Perkembangan ini, ditambah dengan eskalasi ketegangan geopolitik di banyak negara, diperkirakan akan menyebabkan pertumbuhan ekonomi dunia pada 2025 melambat menjadi 3,1%, turun dari 3,2% pada 2024.

Di sisi lain, inflasi global mengalami peningkatan dibandingkan perkiraan sebelumnya, yang dipengaruhi oleh gangguan rantai suplai. DAiperburuk dengan potensi penurunan suku bunga bank sentral AS, yaitu Fed Funds Rate (FFR), yang berpotensi lebih lambat akibat inflasi yang lebih tinggi.

Di sisi lain, kebijakan fiskal AS yang lebih ekspansif mendorong yield US Treasury tetap tinggi, baik untuk tenor jangka pendek maupun jangka panjang. Akibatnya, penguatan dolar AS secara luas terus berlanjut, disertai dengan perubahan preferensi investor global yang mengalihkan alokasi portofolionya kembali ke AS.

“Kondisi ini memperburuk tekanan pelemahan berbagai mata uang dunia dan menghambat aliran modal asing ke negara berkembang.

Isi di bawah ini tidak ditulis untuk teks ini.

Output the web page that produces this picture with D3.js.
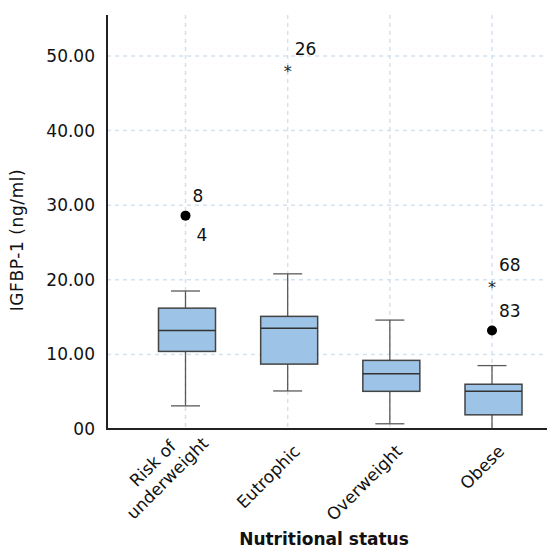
<!DOCTYPE html>
<html>
<head>
<meta charset="utf-8">
<script src="https://cdn.jsdelivr.net/npm/d3@7"></script>
<style>
  html, body { margin: 0; padding: 0; background: #fff; }
  svg { display: block; font-family: "DejaVu Sans", Verdana, sans-serif; }
</style>
</head>
<body>
<svg id="chart" width="550" height="548"></svg>
<script>
// ---- data ----
const categories = ["Risk of underweight", "Eutrophic", "Overweight", "Obese"];
const categoryLines = [["Risk of", "underweight"], ["Eutrophic"], ["Overweight"], ["Obese"]];
const whiskerLow  = [3.1, 5.1, 0.7, 0.0];
const q1          = [10.4, 8.7, 5.05, 1.9];
const median      = [13.2, 13.5, 7.4, 5.05];
const q3          = [16.2, 15.1, 9.2, 6.0];
const whiskerHigh = [18.5, 20.8, 14.6, 8.5];
// outliers: category index, value, case label(s), kind
const outlierCat    = [0, 1, 3, 3];
const outlierValue  = [28.6, 48.3, 19.3, 13.2];
const outlierLabels = [["8", "4"], ["26"], ["68"], ["83"]];
const outlierKind   = ["dot", "star", "star", "dot"];
const yTicks = [0, 10, 20, 30, 40, 50];
const yTickLabels = ["00", "10.00", "20.00", "30.00", "40.00", "50.00"];

// ---- layout ----
const svg = d3.select("#chart");
const plotLeft = 107, plotRight = 547, plotTop = 15, plotBottom = 429;

const y = d3.scaleLinear().domain([0, 55.5]).range([plotBottom, plotTop]);
const x = d3.scalePoint().domain(categories).range([185.5, 492]);

const gridColor = "#d3e2f0";
const fs = 17;

// horizontal grid
svg.append("g").selectAll("line").data(yTicks.filter(d => d > 0)).join("line")
  .attr("x1", plotLeft).attr("x2", plotRight)
  .attr("y1", d => y(d)).attr("y2", d => y(d))
  .attr("stroke", gridColor).attr("stroke-width", 1.5).attr("stroke-dasharray", "4,4");

// vertical grid
svg.append("g").selectAll("line").data(categories).join("line")
  .attr("x1", d => x(d)).attr("x2", d => x(d))
  .attr("y1", plotTop).attr("y2", plotBottom)
  .attr("stroke", gridColor).attr("stroke-width", 1.5).attr("stroke-dasharray", "4,4");

// y axis via d3
const yAxis = d3.axisLeft(y).tickValues(yTicks)
  .tickFormat((d, i) => yTickLabels[i]).tickSize(0).tickPadding(12);
const gy = svg.append("g").attr("transform", `translate(${plotLeft},0)`).call(yAxis);
gy.select(".domain").remove();
gy.selectAll("text").attr("font-size", fs).attr("fill", "#111")
  .attr("font-family", "DejaVu Sans, Verdana, sans-serif");

// boxes
const boxW = 57, capW = 29;
const boxes = svg.append("g");
categories.forEach((c, i) => {
  const cx = x(c);
  const g = boxes.append("g");
  g.append("line").attr("x1", cx).attr("x2", cx)
    .attr("y1", y(whiskerHigh[i])).attr("y2", y(q3[i]))
    .attr("stroke", "#5a5a5a").attr("stroke-width", 1.3);
  g.append("line").attr("x1", cx).attr("x2", cx)
    .attr("y1", y(q1[i])).attr("y2", y(whiskerLow[i]))
    .attr("stroke", "#5a5a5a").attr("stroke-width", 1.3);
  [whiskerHigh[i], whiskerLow[i]].forEach(v => {
    if (v <= 0) return;
    g.append("line").attr("x1", cx - capW / 2).attr("x2", cx + capW / 2)
      .attr("y1", y(v)).attr("y2", y(v))
      .attr("stroke", "#5a5a5a").attr("stroke-width", 1.3);
  });
  g.append("rect").attr("x", cx - boxW / 2 + 1.5).attr("width", boxW)
    .attr("y", y(q3[i])).attr("height", y(q1[i]) - y(q3[i]))
    .attr("fill", "#9dc3e6").attr("stroke", "#444").attr("stroke-width", 1.5);
  g.append("line").attr("x1", cx - boxW / 2 + 1.5).attr("x2", cx + boxW / 2 + 1.5)
    .attr("y1", y(median[i])).attr("y2", y(median[i]))
    .attr("stroke", "#333").attr("stroke-width", 1.5);
});

// outliers
const outG = svg.append("g");
outlierValue.forEach((v, k) => {
  const cx = x(categories[outlierCat[k]]);
  const cy = y(v);
  if (outlierKind[k] === "dot") {
    outG.append("circle").attr("cx", cx).attr("cy", cy).attr("r", 5).attr("fill", "#000");
  } else {
    outG.append("text").attr("x", cx).attr("y", cy + 8).attr("text-anchor", "middle")
      .attr("font-size", 16).attr("fill", "#222").text("*");
  }
  const labs = outlierLabels[k];
  outG.append("text").attr("x", cx + 7).attr("y", cy - 14)
    .attr("font-size", fs).attr("fill", "#111").text(labs[0]);
  if (labs.length > 1) {
    outG.append("text").attr("x", cx + 11).attr("y", cy + 25)
      .attr("font-size", fs).attr("fill", "#111").text(labs[1]);
  }
});

// axes lines
svg.append("line").attr("x1", plotLeft).attr("x2", plotLeft)
  .attr("y1", plotTop).attr("y2", plotBottom + 1)
  .attr("stroke", "#222").attr("stroke-width", 2);
svg.append("line").attr("x1", plotLeft - 1).attr("x2", plotRight)
  .attr("y1", plotBottom).attr("y2", plotBottom)
  .attr("stroke", "#222").attr("stroke-width", 2);

// category labels (rotated -45, lines centred on each other)
const catG = svg.append("g");
const lh = 21;
categories.forEach((c, i) => {
  const lines = categoryLines[i];
  const n = lines.length;
  const g = catG.append("g")
    .attr("transform", `translate(${x(c)},${plotBottom}) rotate(-45)`);
  const lastY = n > 1 ? 28 : 26;
  const texts = lines.map((ln, j) => g.append("text")
    .attr("font-size", fs).attr("fill", "#111")
    .attr("text-anchor", "middle")
    .attr("y", lastY - (n - 1 - j) * lh)
    .text(ln));
  const maxW = d3.max(texts, t => t.node().getComputedTextLength());
  const endX = n > 1 ? 6 : -7;
  texts.forEach(t => t.attr("x", endX - maxW / 2));
});

// axis titles
svg.append("text").attr("transform", `translate(23,240) rotate(-90)`)
  .attr("text-anchor", "middle").attr("font-size", fs).attr("letter-spacing", 0.6)
  .attr("fill", "#111").text("IGFBP-1 (ng/ml)");
svg.append("text").attr("x", 324).attr("y", 545)
  .attr("text-anchor", "middle").attr("font-size", 17).attr("font-weight", "bold")
  .attr("fill", "#111").text("Nutritional status");
</script>
</body>
</html>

Nilai tukar rupiah pun ikut terdepresiasi dalam hingga saat ini,” kata Perry.

Pada Desember 2024 (hingga 17 Desember 2024), nilai tukar rupiah melemah sebesar 1,37% (ptp) dari bulan sebelumnya.

Pelemahan ini dipengaruhi oleh meningkatnya ketidakpastian global, terutama terkait dengan arah kebijakan AS, ruang penurunan FFR yang lebih rendah, penguatan dolar AS secara luas, serta risiko geopolitik yang memperkuat preferensi investor global untuk mengalihkan portofolionya kembali ke AS.